-- START Data extract --

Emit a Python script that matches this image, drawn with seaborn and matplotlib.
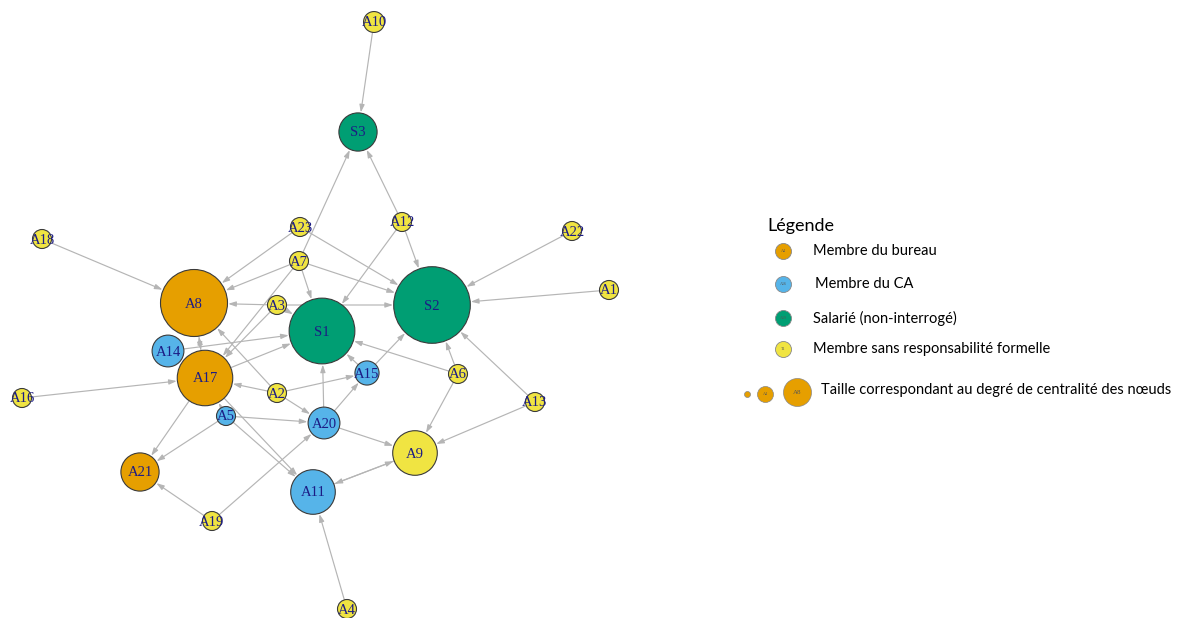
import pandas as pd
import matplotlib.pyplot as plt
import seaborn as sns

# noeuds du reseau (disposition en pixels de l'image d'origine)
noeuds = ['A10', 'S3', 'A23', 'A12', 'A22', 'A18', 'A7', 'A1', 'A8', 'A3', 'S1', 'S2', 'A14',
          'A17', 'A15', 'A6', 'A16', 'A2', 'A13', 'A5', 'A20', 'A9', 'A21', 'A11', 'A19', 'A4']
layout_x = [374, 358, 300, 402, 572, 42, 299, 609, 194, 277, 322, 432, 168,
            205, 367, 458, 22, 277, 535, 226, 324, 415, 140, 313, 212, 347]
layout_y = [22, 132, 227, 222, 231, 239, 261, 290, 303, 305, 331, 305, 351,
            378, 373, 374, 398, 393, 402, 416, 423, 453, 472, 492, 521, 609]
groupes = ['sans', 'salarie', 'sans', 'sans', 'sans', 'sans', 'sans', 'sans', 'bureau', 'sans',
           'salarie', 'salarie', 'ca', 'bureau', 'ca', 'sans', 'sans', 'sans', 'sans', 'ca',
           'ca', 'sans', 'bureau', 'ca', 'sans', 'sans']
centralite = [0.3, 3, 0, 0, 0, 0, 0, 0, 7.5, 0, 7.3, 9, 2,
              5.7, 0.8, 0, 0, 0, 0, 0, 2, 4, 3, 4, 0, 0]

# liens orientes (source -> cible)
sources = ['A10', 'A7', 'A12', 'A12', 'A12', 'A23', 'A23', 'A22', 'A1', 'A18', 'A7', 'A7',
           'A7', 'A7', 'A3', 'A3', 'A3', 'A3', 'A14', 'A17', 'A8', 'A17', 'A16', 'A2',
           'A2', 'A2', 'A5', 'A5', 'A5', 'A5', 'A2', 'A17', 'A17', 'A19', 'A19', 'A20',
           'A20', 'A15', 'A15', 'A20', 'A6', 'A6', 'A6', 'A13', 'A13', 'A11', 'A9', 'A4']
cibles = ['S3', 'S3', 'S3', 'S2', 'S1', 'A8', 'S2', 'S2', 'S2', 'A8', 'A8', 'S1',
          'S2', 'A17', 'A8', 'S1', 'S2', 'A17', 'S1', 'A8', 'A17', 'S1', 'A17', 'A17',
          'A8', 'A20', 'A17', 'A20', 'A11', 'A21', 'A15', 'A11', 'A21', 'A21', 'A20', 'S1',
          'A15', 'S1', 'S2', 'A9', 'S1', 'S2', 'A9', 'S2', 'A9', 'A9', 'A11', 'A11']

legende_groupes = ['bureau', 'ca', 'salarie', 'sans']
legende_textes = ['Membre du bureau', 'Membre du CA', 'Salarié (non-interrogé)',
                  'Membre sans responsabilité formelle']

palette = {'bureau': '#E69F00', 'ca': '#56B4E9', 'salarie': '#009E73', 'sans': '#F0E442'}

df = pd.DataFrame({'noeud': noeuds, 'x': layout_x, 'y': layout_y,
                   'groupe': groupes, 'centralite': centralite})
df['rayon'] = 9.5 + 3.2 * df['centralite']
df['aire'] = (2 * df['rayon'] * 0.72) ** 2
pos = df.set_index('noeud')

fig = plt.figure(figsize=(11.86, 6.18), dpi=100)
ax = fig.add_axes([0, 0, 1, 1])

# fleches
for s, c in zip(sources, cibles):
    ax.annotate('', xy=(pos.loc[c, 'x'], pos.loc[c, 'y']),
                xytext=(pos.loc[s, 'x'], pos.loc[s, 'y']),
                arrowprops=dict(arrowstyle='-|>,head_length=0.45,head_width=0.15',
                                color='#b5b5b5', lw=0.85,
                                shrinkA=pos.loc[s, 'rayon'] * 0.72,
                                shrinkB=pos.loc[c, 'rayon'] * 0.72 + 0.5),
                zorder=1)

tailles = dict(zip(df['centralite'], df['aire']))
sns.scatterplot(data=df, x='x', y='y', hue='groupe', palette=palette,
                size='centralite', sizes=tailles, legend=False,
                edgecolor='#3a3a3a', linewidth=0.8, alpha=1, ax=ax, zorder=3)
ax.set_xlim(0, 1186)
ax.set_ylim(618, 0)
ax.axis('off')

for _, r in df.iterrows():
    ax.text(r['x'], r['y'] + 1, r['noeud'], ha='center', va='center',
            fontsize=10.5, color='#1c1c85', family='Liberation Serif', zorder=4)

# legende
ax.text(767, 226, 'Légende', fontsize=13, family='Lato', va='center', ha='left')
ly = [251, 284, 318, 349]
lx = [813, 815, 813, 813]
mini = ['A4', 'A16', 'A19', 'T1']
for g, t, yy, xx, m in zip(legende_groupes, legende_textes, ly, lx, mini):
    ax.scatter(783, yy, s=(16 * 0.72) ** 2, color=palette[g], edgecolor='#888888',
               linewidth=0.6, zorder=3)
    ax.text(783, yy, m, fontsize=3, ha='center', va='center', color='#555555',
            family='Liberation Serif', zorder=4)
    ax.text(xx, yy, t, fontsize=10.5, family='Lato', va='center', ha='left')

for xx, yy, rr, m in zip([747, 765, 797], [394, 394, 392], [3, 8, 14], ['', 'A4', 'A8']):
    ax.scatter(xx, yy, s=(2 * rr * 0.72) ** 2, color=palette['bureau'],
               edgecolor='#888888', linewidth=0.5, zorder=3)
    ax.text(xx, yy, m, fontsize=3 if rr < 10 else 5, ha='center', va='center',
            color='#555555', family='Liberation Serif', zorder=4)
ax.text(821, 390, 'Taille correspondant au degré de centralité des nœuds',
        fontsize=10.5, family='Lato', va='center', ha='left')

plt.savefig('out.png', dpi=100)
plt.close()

-- END Data extract --

[Do this]
Reproduce only the lines from the beginning of the data through the line that contains "import seaborn as sns", both included, and please drop the pictures.

[Worked answer]
Emit a Python script that matches this image, drawn with seaborn and matplotlib.
import pandas as pd
import matplotlib.pyplot as plt
import seaborn as sns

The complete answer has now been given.